— Start of RECORDED INFORMATION —

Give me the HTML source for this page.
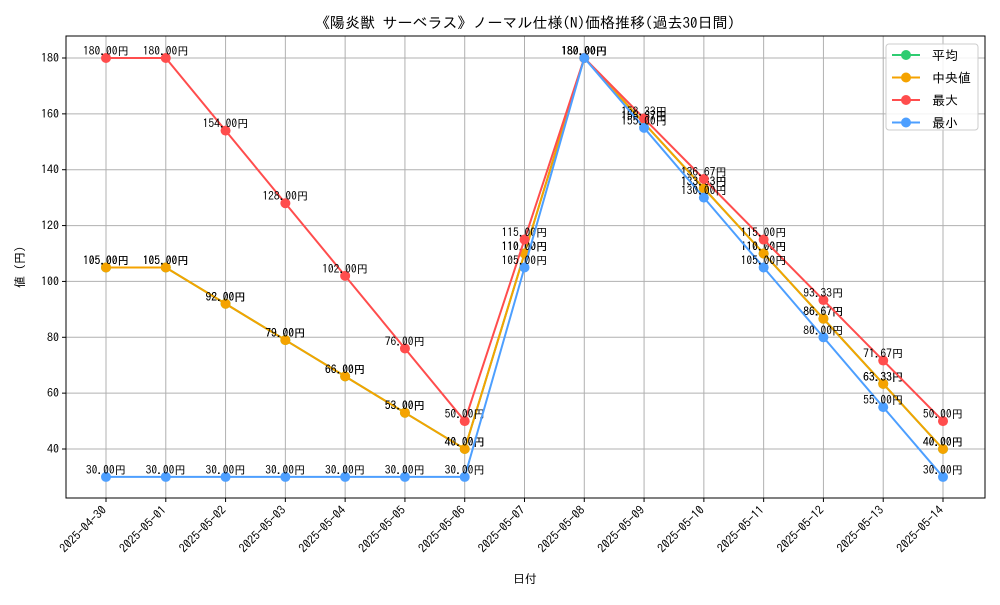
<!DOCTYPE html>
<html><head><meta charset="utf-8"><style>
body{margin:0;background:#fff}
svg{font-family:"IPAGothic","Noto Sans CJK JP",sans-serif}
</style></head><body>
<svg id="chart" width="1000" height="600" xmlns="http://www.w3.org/2000/svg">
<rect width="1000" height="600" fill="#fff"/>
<text x="525" y="28" font-size="15" text-anchor="middle">《陽炎獣 サーベラス》ノーマル仕様(N)価格推移(過去30日間)</text>
<g id="grid"></g><g id="axes"></g><g id="series"></g>
<text x="525" y="583" font-size="12" text-anchor="middle">日付</text>
<text x="24" y="267" font-size="12" text-anchor="middle" transform="rotate(-90 24 267)">値 (円)</text>
<g id="legend">
<rect x="886" y="44" width="92" height="86" fill="#fff" fill-opacity="0.85" stroke="#ccc" rx="3"/>
</g>
</svg>
<script>
const categories=["2025-04-30","2025-05-01","2025-05-02","2025-05-03","2025-05-04","2025-05-05","2025-05-06","2025-05-07","2025-05-08","2025-05-09","2025-05-10","2025-05-11","2025-05-12","2025-05-13","2025-05-14"];
const avgValues=[105,105,92,79,66,53,40,110,180,156.67,133.33,110,86.67,63.33,40];
const medianValues=[105,105,92,79,66,53,40,110,180,156.67,133.33,110,86.67,63.33,40];
const maxValues=[180,180,154,128,102,76,50,115,180,158.33,136.67,115,93.33,71.67,50];
const minValues=[30,30,30,30,30,30,30,105,180,155,130,105,80,55,30];
const yTicks=[40,60,80,100,120,140,160,180];
const seriesNames=["平均","中央値","最大","最小"];
const NS="http://www.w3.org/2000/svg";
const L=66,R=985,T=36,B=498;
function xs(i){return 106+i*(943-106)/(categories.length-1);}
function ys(v){return 449-(v-40)*(449-58)/140;}
function mk(tag,attrs,parent){const e=document.createElementNS(NS,tag);for(const k in attrs)e.setAttribute(k,attrs[k]);parent.appendChild(e);return e;}
const grid=document.getElementById('grid'),axes=document.getElementById('axes'),ser=document.getElementById('series'),leg=document.getElementById('legend');
categories.forEach((c,i)=>{
 const g=mk('line',{x1:xs(i),x2:xs(i),y1:T,y2:B,stroke:'#b0b0b0','stroke-width':1},grid);
 
 
 mk('line',{x1:xs(i),x2:xs(i),y1:B,y2:B+4,stroke:'#000'},axes);
 const t=mk('text',{x:xs(i),y:B+10,'font-size':12,'text-anchor':'end',transform:`rotate(-45 ${xs(i)+4} ${B+10})`},axes);
 
 
 t.textContent=c;
});
yTicks.forEach(v=>{
 const g=mk('line',{x1:L,x2:R,y1:ys(v),y2:ys(v),stroke:'#b0b0b0','stroke-width':1},grid);
 
 
 mk('line',{x1:L-4,x2:L,y1:ys(v),y2:ys(v),stroke:'#000'},axes);
 const t=mk('text',{x:L-7,y:ys(v)+4,'font-size':12,'text-anchor':'end'},axes);
 
 
 t.textContent=v;
});
const frame=mk('rect',{x:L,y:T,width:R-L,height:B-T,fill:'none',stroke:'#000','stroke-width':1},axes);


const series=[[avgValues,'#2ecc71','average'],[medianValues,'#f5a300','median'],[maxValues,'#ff4d4d','max'],[minValues,'#4d9fff','min']];
series.forEach(([vals,col,nm])=>{
 const g=mk('g',{},ser);
 
 
 const p=mk('polyline',{points:vals.map((v,i)=>xs(i)+','+ys(v)).join(' '),fill:'none',stroke:col,'stroke-width':2},g);
 
 
 vals.forEach((v,i)=>{
  const c=mk('circle',{cx:xs(i),cy:ys(v),r:5,fill:col},g);
  
  
  const t=mk('text',{x:xs(i),y:ys(v)-3,'font-size':11.5,'text-anchor':'middle',fill:'#000'},g);
  
  
  t.textContent=v.toFixed(2)+'円';
 });
});
series.forEach(([vals,col,nm],k)=>{
 const y=55+k*22.5;
 const e=mk('g',{},leg);
 
 
 mk('line',{x1:892,x2:920,y1:y,y2:y,stroke:col,'stroke-width':2},e);
 mk('circle',{cx:906,cy:y,r:5,fill:col},e);
 const t=mk('text',{x:932,y:y+5,'font-size':13},e);
 t.textContent=(k==1?' ':'')+seriesNames[k];
});
</script>
</body></html>
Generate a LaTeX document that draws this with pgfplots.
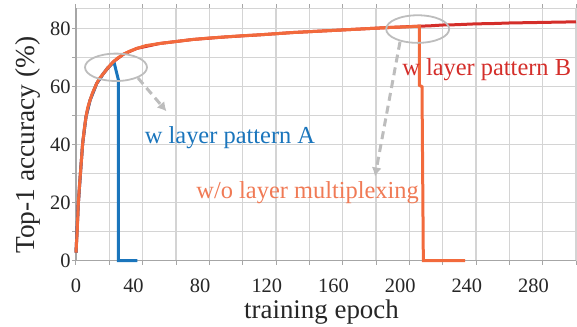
\documentclass[border=0pt]{standalone}
\usepackage{pgfplots}
\pgfplotsset{compat=1.18}
\usetikzlibrary{arrows.meta}
\usepackage{fontspec}
\setmainfont{Liberation Serif}
\definecolor{cOrange}{HTML}{F26A3C}
\definecolor{cRed}{HTML}{D42E2A}
\definecolor{cBlue}{HTML}{1A75BC}
\definecolor{cText}{HTML}{F07A55}
\definecolor{cGrid}{HTML}{D4D4D4}
\definecolor{cAxis}{HTML}{A6A6A6}
\definecolor{cEll}{HTML}{BDBDBD}
\begin{document}
\begin{tikzpicture}
\begin{axis}[
  scale only axis, width=500bp, height=252bp,
  xmin=0, xmax=300, ymin=0, ymax=87,
  /pgf/number format/assume math mode=true,
  tick label style={font=\fontsize{20.5}{22}\selectfont, text=black!85},
  xtick={0,34.5,74.5,114.5,154.5,194.5,234.5,274.5},
  xticklabels={0,40,80,120,160,200,240,280},
  minor xtick={0,20,...,300},
  ytick={0,20,...,80},
  minor ytick={0,10,...,80},
  xmajorgrids=false, ymajorgrids=false,
  xminorgrids=true, yminorgrids=true,
  minor grid style={cGrid, line width=1.2bp},
  major tick length=0pt, minor tick length=4bp,
  tick align=outside,
  minor tick style={cAxis, line width=1bp},
  axis line style={draw=cGrid, line width=1.2bp},
  xticklabel style={anchor=base, yshift=-31.5bp},
  yticklabel style={anchor=east, xshift=-2bp},
  xlabel={training epoch},
  ylabel={Top-1 accuracy (\%)},
  every axis x label/.style={at={(axis description cs:0.491,0)}, anchor=base, yshift=-57.5bp, font=\fontsize{27}{29}\selectfont, text=black!85},
  every axis y label/.style={at={(axis description cs:-0.096,0.458)}, rotate=90, anchor=center, font=\fontsize{27.5}{29}\selectfont, text=black!85},
  clip=false,
]
\coordinate (O) at (rel axis cs:0,0);
\draw[cAxis, line width=1.8bp] (rel axis cs:0,1) -- (rel axis cs:0,0) -- (rel axis cs:1,0);
% w layer pattern B
\addplot[cRed, line width=3bp, no markers] coordinates {
(0,2.7) (1.4,19.7) (2.8,31.2) (4,40.4) (6,49.6) (8.4,55.3) (12.4,61.1) (16.4,64.5) (22.4,68.6) (28.4,71.2) (36.4,73.2) (50,74.9) (70,76.3) (90,77.2) (110,77.9) (130,78.7) (150,79.3) (170,79.9) (190,80.5) (206,80.9)
(212,81.0) (220,81.3) (228,81.4) (240,81.7) (250,81.8) (260,82.0) (270,82.1) (280,82.2) (290,82.3) (300,82.4)};
% w layer pattern A
\addplot[cBlue, line width=3bp, no markers] coordinates {
(0,2.7) (1.4,19.7) (2.8,31.2) (4,40.4) (6,49.6) (8.4,55.3) (12.4,61.1) (16.4,64.5) (19,66.5) (22.8,68.5) (25.5,62.2) (25.5,0) (36.8,0)};
% w/o layer multiplexing
\addplot[cOrange, line width=3bp, no markers] coordinates {
(0,2.7) (0.7,10) (1.4,19.7) (2.1,26) (2.8,31.2) (4,40.4) (5,45.5) (6,49.6) (7,52.7) (8.4,55.3) (10,58) (12.4,61.1) (14,62.8) (16.4,64.5) (19,66.5) (22.4,68.6) (25,69.9) (28.4,71.2) (32,72.2) (36.4,73.2) (42,74.2) (50,74.9) (60,75.6) (70,76.3) (80,76.8) (90,77.2) (100,77.6) (110,77.9) (120,78.3) (130,78.7) (140,79.0) (150,79.3) (160,79.6) (170,79.9) (180,80.2) (190,80.5) (200,80.7) (206,80.9)
(206,60.5) (207.6,60.0) (208.4,0) (233.5,0)};
% annotations
\draw[cEll, line width=1.8bp] (axis cs:24,66.7) ellipse [x radius=31bp, y radius=13.7bp];
\draw[cEll, line width=1.8bp] (axis cs:205,79.9) ellipse [x radius=31.5bp, y radius=13.8bp];
\draw[cEll, line width=3bp, dash pattern=on 8bp off 5bp, -{Latex[length=9bp,width=10bp]}] (axis cs:37.2,63.0) -- (axis cs:54.3,51.5);
\draw[cEll, line width=3bp, dash pattern=on 8bp off 5bp, -{Latex[length=9bp,width=10bp]}] (axis cs:194.4,75.5) -- (axis cs:179.4,29.0);
\node[anchor=base, text=cBlue, font=\fontsize{24.5}{26}\selectfont] at (axis cs:92.4,40.5) {w layer pattern A};
\node[anchor=base, text=cText, font=\fontsize{24.5}{26}\selectfont] at (axis cs:139,21.5) {w/o layer multiplexing};
\node[anchor=base, text=cRed, font=\fontsize{24.5}{26}\selectfont] at (axis cs:246.4,64) {w layer pattern B};
\end{axis}
\pgfresetboundingbox
\path[use as bounding box] ([shift={(-76bp,-66.5bp)}]O) rectangle ++(577bp,327bp);
\end{tikzpicture}
\end{document}
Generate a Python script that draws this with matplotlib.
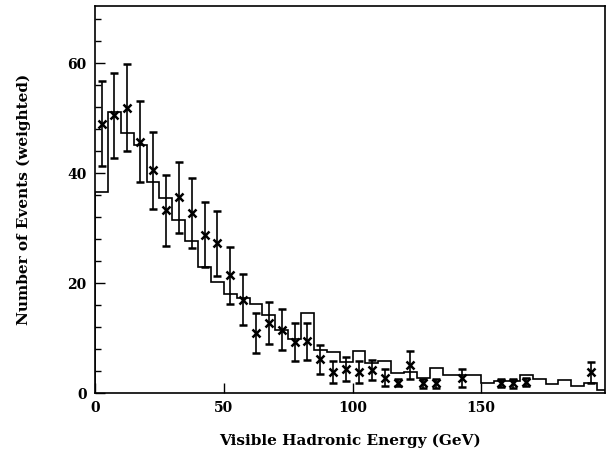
import numpy as np
import matplotlib
matplotlib.use("Agg")
from matplotlib import pyplot as plt
from matplotlib.ticker import MultipleLocator

# Monte Carlo prediction, 5 GeV bins from 0 to 200 GeV
bin_edges = np.arange(0, 205, 5)
mc_counts = [36.5, 51.1, 47.3, 45.1, 38.4, 35.5, 31.5, 27.7, 23.0, 20.2,
             18.1, 17.2, 16.2, 14.2, 11.5, 9.8, 14.5, 7.9, 7.5, 5.6,
             7.7, 5.4, 5.9, 3.6, 3.9, 2.7, 4.5, 3.3, 3.3, 3.3,
             1.9, 2.2, 2.2, 3.3, 2.6, 1.6, 2.3, 1.2, 1.9, 0.5]

# Measured (weighted) events at bin centres
data_e = [2.5, 7.5, 12.5, 17.5, 22.5, 27.5, 32.5, 37.5, 42.5, 47.5,
          52.5, 57.5, 62.5, 67.5, 72.5, 77.5, 82.5, 87.5, 92.5, 97.5,
          102.5, 107.5, 112.5, 117.5, 122.5, 127.5, 132.5, 142.5,
          157.5, 162.5, 167.5, 192.5]
data_n = [49.0, 50.5, 51.9, 45.7, 40.5, 33.2, 35.6, 32.7, 28.8, 27.2,
          21.4, 17.0, 10.9, 12.7, 11.5, 9.3, 9.4, 6.1, 3.8, 4.3,
          3.8, 4.2, 2.8, 1.9, 5.1, 1.8, 1.8, 2.7,
          1.8, 1.8, 2.0, 3.8]
data_err = [7.7, 7.8, 7.9, 7.4, 7.0, 6.5, 6.5, 6.4, 5.9, 5.9,
            5.2, 4.6, 3.6, 3.8, 3.7, 3.4, 3.4, 2.7, 2.0, 2.2,
            2.0, 1.8, 1.6, 0.7, 2.5, 0.8, 0.8, 1.6,
            0.7, 0.8, 0.8, 1.9]

plt.rcParams['font.family'] = ['DejaVu Serif']
plt.rcParams['font.weight'] = 'bold'

fig = plt.figure(figsize=(6.06, 4.61), dpi=100)
ax = fig.add_axes([0.157, 0.1475, 0.841, 0.8395])

ax.stairs(mc_counts, bin_edges, color='black', linewidth=1.2)
ax.errorbar(data_e, data_n, yerr=data_err, fmt='x', color='black',
            markersize=6, markeredgewidth=1.8, elinewidth=1.2,
            capsize=3, capthick=1.2)

ax.set_xlim(0, 198)
ax.set_ylim(0, 70.4)
ax.xaxis.set_major_locator(MultipleLocator(50))
ax.yaxis.set_major_locator(MultipleLocator(20))
ax.yaxis.set_minor_locator(MultipleLocator(4))
ax.tick_params(which='both', direction='in', top=False, right=False,
               labelsize=10, width=1.0)
ax.tick_params(which='major', length=7, pad=6)
ax.tick_params(which='minor', length=4)
for lab in ax.get_xticklabels() + ax.get_yticklabels():
    lab.set_fontweight('bold')
for sp in ax.spines.values():
    sp.set_linewidth(1.2)

ax.set_xlabel('Visible Hadronic Energy (GeV)', fontsize=11,
              fontweight='bold', labelpad=13)
ax.set_ylabel('Number of Events (weighted)', fontsize=11,
              fontweight='bold', labelpad=26)

fig.savefig('out.png', dpi=100)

— End of RECORDED INFORMATION —

Identify the lines that hold the word "with". Copy every one of them.

Generate a LaTeX document that draws this with pgfplots.
Generate a Python script that draws this with matplotlib.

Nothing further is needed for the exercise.